After several weeks of shutdown, the Rouge Electric Vehicle Center resumed production of the all-electric Ford F-150 Lightning pickup on March 13, 2023.
The news was officially announced by the company's CEO Jim Farley, who wrote:
"#F150Lightning production restarted this morning at the Rouge Electric Vehicle Center. Proud of the team's commitment to put quality and safety above all else. This is the engineering standard we aim to deliver consistently."
Production of the electric Ford F-150 was temporarily halted in mid-February, as a precaution due to a potential battery issue.
We don't know what the production rate is right now (before the pause, it was probably around 2,000 units a month), but it's promised to increase significantly later this year (the target rate is 150,000 per year or 12,500 per month, by the end of 2023).

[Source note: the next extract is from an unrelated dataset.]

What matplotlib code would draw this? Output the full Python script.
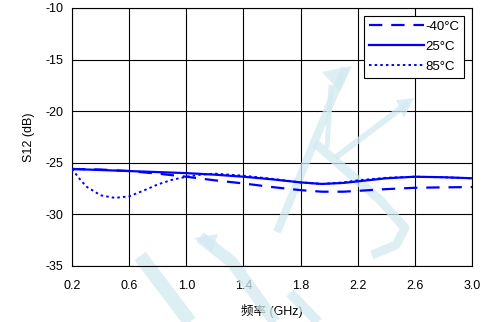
import matplotlib
matplotlib.use("Agg")
import matplotlib.pyplot as plt
from matplotlib.lines import Line2D
from matplotlib.patches import Polygon

plt.rcParams['font.family'] = ['Liberation Sans', 'Noto Sans CJK SC', 'DejaVu Sans']
plt.rcParams['axes.unicode_minus'] = False

# values
freq = [0.2, 0.4, 0.6, 0.8, 1.0, 1.2, 1.4, 1.6, 1.8, 1.95, 2.1, 2.2, 2.4, 2.6, 2.8, 3.0]
s12_m40 = [-25.6, -25.65, -25.8, -26.05, -26.35, -26.7, -27.0, -27.35, -27.65, -27.8, -27.8, -27.72, -27.55, -27.42, -27.38, -27.35]
s12_25 = [-25.6, -25.7, -25.8, -25.9, -26.0, -26.15, -26.35, -26.6, -26.9, -27.05, -26.95, -26.8, -26.5, -26.35, -26.4, -26.5]
freq85 = [0.2, 0.25, 0.3, 0.4, 0.5, 0.6, 0.7, 0.8, 0.9, 1.0, 1.1, 1.2, 1.4, 1.6, 1.8, 1.95, 2.1, 2.2, 2.4, 2.6, 2.8, 3.0]
s12_85 = [-25.6, -26.5, -27.3, -28.15, -28.4, -28.25, -27.7, -27.1, -26.65, -26.35, -26.15, -26.05, -26.25, -26.55, -26.9, -27.05, -26.9, -26.7, -26.45, -26.35, -26.4, -26.5]

xticks = [0.2, 0.6, 1.0, 1.4, 1.8, 2.2, 2.6, 3.0]
yticks = [-35, -30, -25, -20, -15, -10]

W, H = 488, 322
fig = plt.figure(figsize=(W / 100, H / 100), dpi=100)
ax = fig.add_axes([72 / W, 1 - 266 / H, 400 / W, 258 / H])

# faint watermark strokes (pixel positions of the picture), drawn under the data
wm = '#d3eaf1'
strokes = [
    ([(277, 232), (345, 68)], 8),
    ([(331, 85), (327, 148)], 5),
    ([(408, 103), (335, 158)], 6),
    ([(315, 143), (380, 200), (405, 228), (396, 245), (372, 255)], 9),
    ([(140, 256), (190, 322)], 14),
    ([(200, 237), (232, 262), (275, 322)], 12),
    ([(290, 293), (318, 322)], 10),
]
def fxy(pts):
    return [p[0] / W for p in pts], [1 - p[1] / H for p in pts]
for pts, w in strokes:
    xs, ys = fxy(pts)
    ln = Line2D(xs, ys, transform=fig.transFigure, color=wm, lw=w * 0.72,
                alpha=0.75, solid_capstyle='butt', zorder=1.8, clip_on=False)
    ax.add_artist(ln)
for tri in [[(322, 72), (352, 66), (340, 92)], [(396, 100), (414, 98), (404, 118)],
            [(194, 238), (218, 234), (212, 252)]]:
    xs, ys = fxy(tri)
    ax.add_artist(Polygon(list(zip(xs, ys)), closed=True, transform=fig.transFigure,
                          color=wm, alpha=0.75, lw=0, zorder=1.8, clip_on=False))

blue = '#0000ff'
ax.plot(freq, s12_m40, color=blue, lw=1.6, ls=(0, (6, 4)), label='-40°C', zorder=3)
ax.plot(freq, s12_25, color=blue, lw=1.6, ls='-', label='25°C', zorder=3)
ax.plot(freq85, s12_85, color=blue, lw=1.4, ls=(0, (1.3, 1.6)), label='85°C', zorder=3)

ax.set_xlim(0.2, 3.0)
ax.set_ylim(-35, -10)
ax.set_xticks(xticks)
ax.set_xticklabels(['%.1f' % v for v in xticks])
ax.set_yticks(yticks)
ax.grid(True, color='black', lw=0.8)
ax.tick_params(length=0, labelsize=9, pad=6)
ax.tick_params(axis='x', pad=10)
for s in ax.spines.values():
    s.set_linewidth(0.8)

ax.set_xlabel('频率 (GHz)', fontsize=9, labelpad=9)
ax.set_ylabel('S12 (dB)', fontsize=9, labelpad=8)

leg = ax.legend(loc='upper right', fontsize=9.5, frameon=True, fancybox=False,
                edgecolor='black', framealpha=1, handlelength=4.2, handletextpad=0.1,
                borderaxespad=0.6, labelspacing=0.6, borderpad=0.35)
leg.get_frame().set_linewidth(0.8)
leg.set_zorder(5)

fig.savefig('out.png', dpi=100)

The Ford F-150 Lightning's production (and shipping to customers) was halted in mid-February after an assembled F-150 Lightning caught fire while charging, during a quality inspection. Initially, the production pause was only for a week or two, but ultimately it was extended a few times to a total of about four weeks. In early March, production was reported to resume on March 13, which happened as promised.
According to reports, the root cause of the fire was quickly identified after the fire - a battery cell manufacturing defect - and Ford together with its lithium-ion battery cell supplier (SK Innovation's SK On), applied some changes to the production of the battery cells at SK On's battery plant in Commerce, Georgia.
The company does not reveal the exact issue, but it seems that it was something minor related to individual battery cells (at least minor compared to some of the other battery recalls).
Out of some 20,000 Ford F-150 Lightning sold so far in the United States, Ford recalled only 18 units (2023 model year). It's really positive news that only a very small number of vehicles might be affected by potentially defective battery cells. The vehicles will have the battery pack replaced at no cost.
Interestingly, Ford stated that the trucks can still be driven and charged, but it's recommended to make an appointment for a battery pack replacement service as soon as possible.
Ford also noted at the time that was not aware of any injuries or accidents related to the Ford F-150 Lightning recall.